Dear Reader: Lost in West Yorkshire + Gin Rocks Festival

Harrogate artist Laney Birkhead inside her calico Swarm artwork.
Harrogate artist Laney Birkhead inside her calico Swarm artwork.

A personal column by the Harrogate Advertiser's Graham Chalmers

The towns all blend into one, the streets are all the same, the road signs are hopeless – I hate driving in West Yorkshire.

Trying to find Skelton Grange last Thursday, I ended up on the M1 going south, then going north, then on the M62 going to Manchester, then going to Hull.

But getting lost turned out to be worth it once I got to where I was going.

I’d journeyed to the far side of Leeds to see a lovely installation by talented Harrogate artist Laney Birkhead

Such has been its incredible success, the environmentally-themed Swarm has now been exhibited in public three times in three different locations.

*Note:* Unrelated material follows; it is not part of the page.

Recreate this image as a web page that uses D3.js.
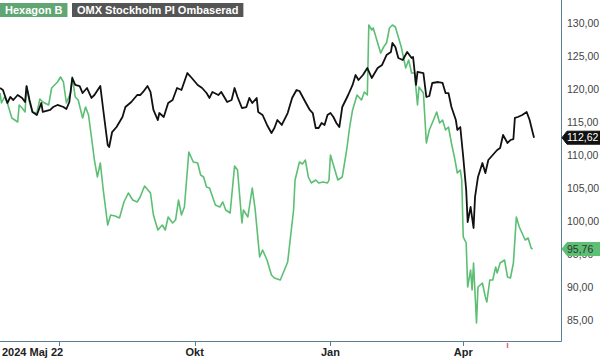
<!DOCTYPE html>
<html>
<head>
<meta charset="utf-8">
<script src="https://cdn.jsdelivr.net/npm/d3@7"></script>
<style>
  body { margin: 0; background: #fff; }
  svg { display: block; font-family: "Liberation Sans", Arial, sans-serif; }
  .tick-label { font-size: 10.5px; fill: #444; }
  .date-label { font-size: 11px; font-weight: bold; fill: #222; }
</style>
</head>
<body>
<div id="wrapper"></div>
<script>
// data
const omxDates = ["2024-05-22","2024-05-24","2024-05-27","2024-05-29","2024-05-31","2024-06-03","2024-06-06","2024-06-08","2024-06-09","2024-06-11","2024-06-13","2024-06-16","2024-06-19","2024-06-20","2024-06-25","2024-06-27","2024-06-30","2024-07-04","2024-07-06","2024-07-08","2024-07-10","2024-07-12","2024-07-15","2024-07-17","2024-07-20","2024-07-23","2024-07-25","2024-07-29","2024-07-31","2024-08-03","2024-08-04","2024-08-06","2024-08-09","2024-08-13","2024-08-15","2024-08-19","2024-08-23","2024-08-25","2024-08-27","2024-08-30","2024-09-01","2024-09-03","2024-09-06","2024-09-07","2024-09-10","2024-09-13","2024-09-16","2024-09-19","2024-09-22","2024-09-26","2024-09-29","2024-10-03","2024-10-06","2024-10-09","2024-10-11","2024-10-13","2024-10-17","2024-10-19","2024-10-23","2024-10-26","2024-10-28","2024-10-30","2024-11-02","2024-11-05","2024-11-07","2024-11-09","2024-11-12","2024-11-13","2024-11-16","2024-11-19","2024-11-22","2024-11-24","2024-11-26","2024-11-29","2024-12-03","2024-12-06","2024-12-09","2024-12-11","2024-12-15","2024-12-18","2024-12-20","2024-12-22","2024-12-24","2024-12-26","2024-12-28","2024-12-30","2025-01-01","2025-01-03","2025-01-05","2025-01-07","2025-01-09","2025-01-13","2025-01-16","2025-01-18","2025-01-20","2025-01-23","2025-01-26","2025-01-29","2025-02-02","2025-02-05","2025-02-08","2025-02-11","2025-02-12","2025-02-14","2025-02-16","2025-02-19","2025-02-22","2025-02-25","2025-02-26","2025-02-28","2025-03-01","2025-03-05","2025-03-07","2025-03-09","2025-03-11","2025-03-15","2025-03-18","2025-03-20","2025-03-22","2025-03-24","2025-03-27","2025-03-28","2025-03-30","2025-04-01","2025-04-03","2025-04-04","2025-04-06","2025-04-08","2025-04-09","2025-04-11","2025-04-14","2025-04-16","2025-04-18","2025-04-21","2025-04-24","2025-04-26","2025-04-28","2025-05-01","2025-05-03","2025-05-05","2025-05-06","2025-05-08","2025-05-11","2025-05-14","2025-05-16","2025-05-18","2025-05-19"];
const omxValues = [120.15,119.85,117.88,118.79,118.33,119.09,118.64,118.03,120.45,118.33,116.52,116.06,117.88,116.52,116.82,117.27,117.58,117.27,116.97,118.03,121.67,120.61,120.45,119.39,120.15,118.64,119.09,120.45,116.82,111.52,111.21,113.48,114.24,115.76,117.27,118.03,119.09,119.09,119.55,120.45,119.55,116.82,115.3,116.36,115.76,117.88,118.33,120.15,119.85,122.42,121.67,120.61,120.15,119.39,118.64,119.55,119.09,119.55,118.03,118.33,120.15,118.79,117.12,117.27,118.64,117.88,118.64,116.52,116.06,114.55,113.33,114.09,115.3,114.55,116.36,118.64,119.85,119.7,118.03,116.82,116.36,114.09,114.09,114.85,114.55,116.06,116.36,115.76,114.85,114.24,117.27,119.09,120.61,122.12,121.36,122.12,123.18,121.67,123.18,123.64,125.15,125.61,126.97,126.36,124.7,124.39,125.61,124.7,124.85,120.61,122.58,122.42,118.79,118.94,120.91,121.06,120.91,119.39,119.39,117.27,115.3,113.79,114.24,109.7,104.7,99.85,102.12,98.94,103.64,106.67,108.79,107.27,109.24,110.0,110.76,111.06,113.03,111.82,112.27,112.42,115.61,115.76,116.06,116.52,115.3,113.48,112.62];

const hexDates = ["2024-05-22","2024-05-23","2024-05-25","2024-05-27","2024-05-30","2024-06-01","2024-06-03","2024-06-04","2024-06-06","2024-06-08","2024-06-09","2024-06-11","2024-06-13","2024-06-16","2024-06-18","2024-06-20","2024-06-24","2024-06-26","2024-06-30","2024-07-02","2024-07-04","2024-07-06","2024-07-09","2024-07-10","2024-07-12","2024-07-14","2024-07-17","2024-07-19","2024-07-21","2024-07-23","2024-07-25","2024-07-27","2024-07-29","2024-07-31","2024-08-03","2024-08-05","2024-08-08","2024-08-11","2024-08-14","2024-08-17","2024-08-20","2024-08-23","2024-08-25","2024-08-28","2024-09-01","2024-09-03","2024-09-06","2024-09-09","2024-09-11","2024-09-13","2024-09-16","2024-09-18","2024-09-20","2024-09-22","2024-09-24","2024-09-27","2024-09-30","2024-10-03","2024-10-05","2024-10-07","2024-10-09","2024-10-11","2024-10-15","2024-10-18","2024-10-20","2024-10-22","2024-10-25","2024-10-28","2024-10-30","2024-11-02","2024-11-03","2024-11-06","2024-11-09","2024-11-11","2024-11-14","2024-11-16","2024-11-19","2024-11-22","2024-11-24","2024-11-28","2024-12-03","2024-12-07","2024-12-08","2024-12-11","2024-12-13","2024-12-15","2024-12-17","2024-12-19","2024-12-22","2024-12-24","2024-12-27","2024-12-30","2024-12-31","2025-01-01","2025-01-04","2025-01-06","2025-01-09","2025-01-12","2025-01-14","2025-01-16","2025-01-19","2025-01-22","2025-01-24","2025-01-26","2025-01-27","2025-01-29","2025-01-30","2025-02-02","2025-02-04","2025-02-06","2025-02-08","2025-02-10","2025-02-12","2025-02-14","2025-02-16","2025-02-18","2025-02-21","2025-02-23","2025-02-25","2025-02-27","2025-03-01","2025-03-02","2025-03-05","2025-03-07","2025-03-09","2025-03-11","2025-03-14","2025-03-16","2025-03-18","2025-03-20","2025-03-22","2025-03-24","2025-03-26","2025-03-28","2025-03-30","2025-03-31","2025-04-01","2025-04-03","2025-04-04","2025-04-06","2025-04-07","2025-04-08","2025-04-10","2025-04-11","2025-04-14","2025-04-16","2025-04-17","2025-04-19","2025-04-21","2025-04-23","2025-04-24","2025-04-26","2025-04-29","2025-05-01","2025-05-03","2025-05-05","2025-05-07","2025-05-09","2025-05-13","2025-05-15","2025-05-17","2025-05-18"];
const hexValues = [119.39,117.88,118.79,117.88,115.61,115.3,115.0,117.58,117.12,116.52,120.45,118.03,116.52,116.36,118.48,118.03,117.58,120.15,121.06,121.82,121.06,117.88,119.55,121.82,118.79,118.33,115.61,117.27,116.06,112.73,109.24,106.67,108.79,104.7,99.39,100.91,100.76,100.45,102.88,104.24,103.18,102.88,103.64,105.3,104.24,100.91,98.64,99.39,98.64,100.61,99.7,100.15,103.18,100.91,102.12,110.45,108.94,108.79,106.97,106.67,105.15,105.0,102.42,102.12,102.88,101.67,101.21,108.33,107.73,99.7,101.67,100.61,105.0,101.67,94.55,95.61,94.09,91.82,91.36,91.06,93.79,101.67,106.21,108.94,108.64,109.24,106.67,105.76,106.21,105.76,105.91,105.76,106.21,110.0,107.73,106.21,106.67,110.76,114.24,116.82,119.09,118.33,119.55,119.09,129.7,128.94,129.24,126.97,125.45,126.36,126.97,129.24,129.7,129.39,127.88,126.36,123.18,124.39,122.42,122.42,117.58,120.3,119.39,111.82,113.79,114.85,116.52,114.85,115.3,113.79,114.24,111.82,109.7,107.27,107.73,106.21,97.58,96.67,90.0,92.58,89.55,93.64,84.55,90.0,90.61,88.48,87.73,91.06,91.06,93.03,92.12,93.64,94.09,91.52,91.36,93.64,100.61,99.09,97.12,97.42,95.91,95.76];

const yTicks = [85, 90, 95, 100, 105, 110, 115, 120, 125, 130];
const monthTicks = ["2024-07-01", "2024-10-01", "2025-01-01", "2025-04-01"];
const monthLabels = ["", "Okt", "Jan", "Apr"];
const startLabel = "2024 Maj 22";
const eventDates = ["2025-05-01"];
const seriesNames = ["Hexagon B", "OMX Stockholm PI Ombaserad"];

const parseDate = d3.timeParse("%Y-%m-%d");
const fmt = (v) => d3.format(".2f")(v).replace(".", ",");

const dimensions = { width: 600, height: 358, plotRight: 561, plotBottom: 341 };
const frameColor = "#5a7f8f";
const greenLine = "#5cbf74";
const greenBox = "#5fa672";

const svg = d3.select("#wrapper").append("svg")
  .attr("width", dimensions.width)
  .attr("height", dimensions.height);

const xScale = d3.scaleTime()
  .domain([parseDate("2024-05-22"), parseDate("2025-05-21")])
  .range([0, 537]);
const yScale = d3.scaleLinear().domain([85, 130]).range([320, 23]);

const lineGen = d3.line()
  .x((d) => xScale(d.date))
  .y((d) => yScale(d.value));

const toSeries = (dates, values) => dates.map((d, i) => ({ date: parseDate(d), value: values[i] }));
const hexData = toSeries(hexDates, hexValues);
const omxData = toSeries(omxDates, omxValues);

// lines
svg.append("path")
  .datum(hexData)
  .attr("fill", "none")
  .attr("stroke", greenLine)
  .attr("stroke-width", 1.6)
  .attr("stroke-linejoin", "round")
  .attr("d", lineGen);

svg.append("path")
  .datum(omxData)
  .attr("fill", "none")
  .attr("stroke", "#111")
  .attr("stroke-width", 1.8)
  .attr("stroke-linejoin", "round")
  .attr("d", lineGen);

// frame
svg.append("line")
  .attr("x1", 0).attr("x2", dimensions.plotRight + 0.5)
  .attr("y1", dimensions.plotBottom + 0.5).attr("y2", dimensions.plotBottom + 0.5)
  .attr("stroke", frameColor);
svg.append("line")
  .attr("x1", dimensions.plotRight + 0.5).attr("x2", dimensions.plotRight + 0.5)
  .attr("y1", 0).attr("y2", dimensions.plotBottom + 0.5)
  .attr("stroke", frameColor);

// y labels
svg.selectAll(".tick-label")
  .data(yTicks)
  .enter()
  .append("text")
  .attr("class", "tick-label")
  .attr("x", 567)
  .attr("y", (d) => yScale(d))
  .attr("dy", "0.35em")
  .text((d) => fmt(d));

// x ticks
const monthData = monthTicks.map((d, i) => ({ date: parseDate(d), label: monthLabels[i] }));
svg.selectAll(".month-tick")
  .data(monthData)
  .enter()
  .append("line")
  .attr("class", "month-tick")
  .attr("x1", (d) => Math.round(xScale(d.date)) + 0.5)
  .attr("x2", (d) => Math.round(xScale(d.date)) + 0.5)
  .attr("y1", dimensions.plotBottom)
  .attr("y2", dimensions.plotBottom + 5)
  .attr("stroke", frameColor);

svg.selectAll(".date-label")
  .data(monthData.filter((d) => d.label))
  .enter()
  .append("text")
  .attr("class", "date-label")
  .attr("x", (d) => xScale(d.date))
  .attr("y", 356)
  .attr("text-anchor", "middle")
  .text((d) => d.label);

svg.append("text")
  .attr("class", "date-label")
  .attr("x", 2)
  .attr("y", 356)
  .text(startLabel);

svg.selectAll(".event-tick")
  .data(eventDates.map(parseDate))
  .enter()
  .append("line")
  .attr("x1", (d) => Math.round(xScale(d)) + 0.5)
  .attr("x2", (d) => Math.round(xScale(d)) + 0.5)
  .attr("y1", dimensions.plotBottom + 2)
  .attr("y2", dimensions.plotBottom + 7)
  .attr("stroke", "#e06d7c")
  .attr("stroke-width", 1.5);

// last value tags
const tags = [
  { value: omxValues[omxValues.length - 1], fill: "#111", text: "#fff" },
  { value: hexValues[hexValues.length - 1], fill: greenLine, text: "#333" },
];
tags.forEach((t) => {
  const cy = yScale(t.value);
  const h = 6.5;
  svg.append("path")
    .attr("d", `M562,${cy} L567,${cy - h} L600,${cy - h} L600,${cy + h} L567,${cy + h} Z`)
    .attr("fill", t.fill)
    .attr("stroke", t.fill)
    .attr("stroke-linejoin", "round")
    .attr("stroke-width", 1);
  svg.append("text")
    .attr("x", 567)
    .attr("y", cy)
    .attr("dy", "0.36em")
    .style("font-size", "10.5px")
    .attr("fill", t.text)
    .text(fmt(t.value));
});

// legend
const legendItems = [
  { name: seriesNames[0], x: 0, fill: greenBox },
  { name: seriesNames[1], x: 72, fill: "#555" },
];
legendItems.forEach((item) => {
  const g = svg.append("g").attr("transform", `translate(${item.x}, 3)`);
  const label = g.append("text")
    .attr("x", 5)
    .attr("y", 11)
    .style("font-size", "11px")
    .style("font-weight", "bold")
    .attr("fill", "#fff")
    .text(item.name);
  const w = label.node().getComputedTextLength() + 10;
  g.insert("rect", "text")
    .attr("width", w)
    .attr("height", 14)
    .attr("fill", item.fill);
});
</script>
</body>
</html>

I doubt, however, that Laney will find anywhere better suited for her beautiful piece of art highlighting the plight of our bee population than Skelton Grange Environment Centre in south Leeds.

Staffed by conservation volunteers, it’s an amazing place - and it’s not even a gallery.

This community-orientated charity hidden down a scraggy backroad is currently celebrating 25 years of introducing urban children to the natural environment and all its wonders.

Its existence is the result of an act of generosity by the National Grid which donated a small piece of derelict land in the early 1990s.

And there this socially-inclusive, eco-building sits to this day, an oasis of good intentions in the middle of an industrial landscape.

Gin Rock Festival controversy

When I saw the first wave of complaints come crashing in on Sunday morning after what was billed in advance as “Harrogate’s first independent gin festival” at Ripley Castle the night before my first thought was “how on earth do I handle this?”

In the rapidly changing world of the media, journalists often find themselves caught between a rock and a hard place.

On the one hand, the cut-throat nature of the national press and social media has made the idea of tolerating any mistakes a complete non-starter.

On the other hand, the last thing anyone operating in the public realm is keen to accept in this harsher climate is anything that smacks of bad publicity.

In terms of the local press, when it’s a matter of local people trying to do good things locally, the whole situation becomes one big dilemma.

So what’s to be done in a world where anyone with a grievance, no matter how slight, is more prone to press the nuclear button?

Just what trained journalists have always tried to do at this newspaper since it first roled off the presses in 1836, a year when William IV was on the throne and Charles Darwin returned from his five-year voyage of discovery round the world on HMS Beagle.

Try to be fair.

Try to be balanced.

Try to be accurate.

Of course, it never has been possible to please all of the people all of the time.